Nigerian soldiers capable of containing the terrorists
It will be unfair to say that the Nigerian army does not have the capacity. As some commentators have said, this is not the usual conventional war where one group is on one side and the other group on the other side. This is warfare where even the people you live and dine with unknown to you are members of Boko Haram. So, who do you begin to fight? Until you catch them in action, you do not know who Boko Haram members are. They have so permeated the society that you don’t really know who is or not a member. If you know your opponents, then you know how to fight them; but the insurgents are not known. Even within the military, there are people who have shown they have sympathy for the Boko Haram sect. So how do you unleash them against Boko Haram members? It is more like a house divided, and unfortunately people think it’s about the present dispensation. It is not about the federal government because I tell people that if you decide to burn down the country because you don’t like President Goodluck Jonathan’s face, when another president comes from another zone, insurgents will start again from another part of the country. No section has monopoly of violence. So, what it means is that Nigeria will forever be at war. What it means is that, rather than deploying our resources to good use, we will be using it to kill ourselves, to fight insurgency. People have to be wise to know that it is not about whoever that is in power, it is about the country.
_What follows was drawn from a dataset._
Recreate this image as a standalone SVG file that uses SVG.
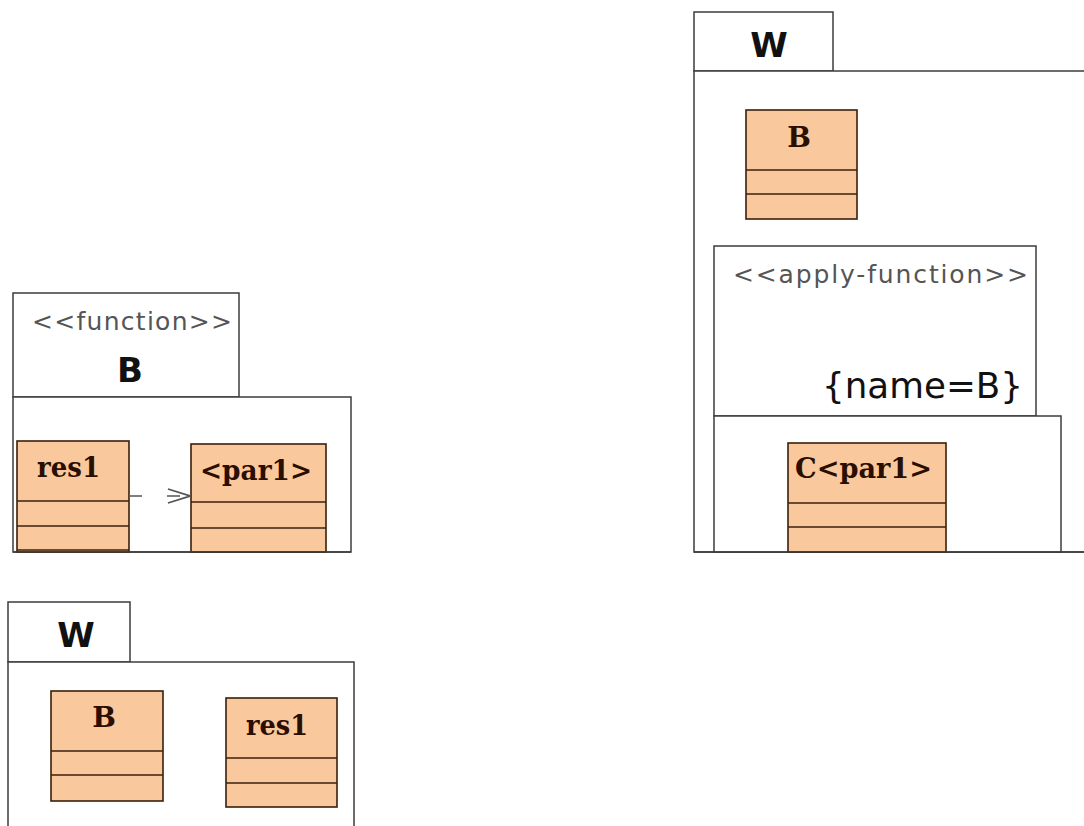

Presence of foreign powers in Nigeria
People assume so much and wrongfully too. Nigeria’s sovereignty is being challenged and attacked as it were. If this is allowed to go on, maybe in another six months, there will be no sovereignty. So where do we go from there? We have gone on peace-keeping mission in other countries, did we steal their sovereignty? We went and we came back. The Americans are here, not with their troops, for intelligence gathering and assistance. How does it affect our sovereignty? For me, anything to crush this insurgency should be encouraged.
National conference ending up a talk-shop
I have always believed that the proof of the pudding is in the eating. Whatever I answer now is academic, until we see what comes out of the national conference. For example, if they go there and rubber-stamp the state of affairs as it is today, of course the people who don’t want change will say it’s a wonderful confab. If there are very radical changes, the people who want changes will say, awesome and will praise it; but the people who do not want change will kick against it. So let’s see what comes out first. But as far as I am concerned, the confab is going on well. The debates are very robust and the people there are selfless. But what could become of it either by way of legitimacy or referendum or by way of anything will determine it when we get to the bridge.
Destination of confab decisions
That is a big problem. Referendum may be good because Nigerians are waiting for change. But in the National Assembly, my feeling is that the result will actually be frustrated because what we have in the confab as the resolution will offend members of the National Assembly. I think it is wrong to tell the National Assembly to veto what has been discussed.
Concern for 2015
I am not afraid of it; it will come and go. Our people have now realised that the courts are the final determinants of any election process, and our courts have always risen to the occasion. The elections will come and go; there will be election petitions and final determinations will come.
Funding of judiciary
It is not an opinion; it is a fact that the judiciary is not funded well. In the last three years, the budget of the judiciary has been on downward trend and still we are employing more judges, more judicial officers, more cases are coming to court, more lawyers are churned out from the Law School etc. So it is terrible. Thank God for the judgment we got recently from the High Court in Abuja which made a pronouncement to the effect that judiciary budget must no longer go through the executive; their monies will now be drawn on first line charge basis.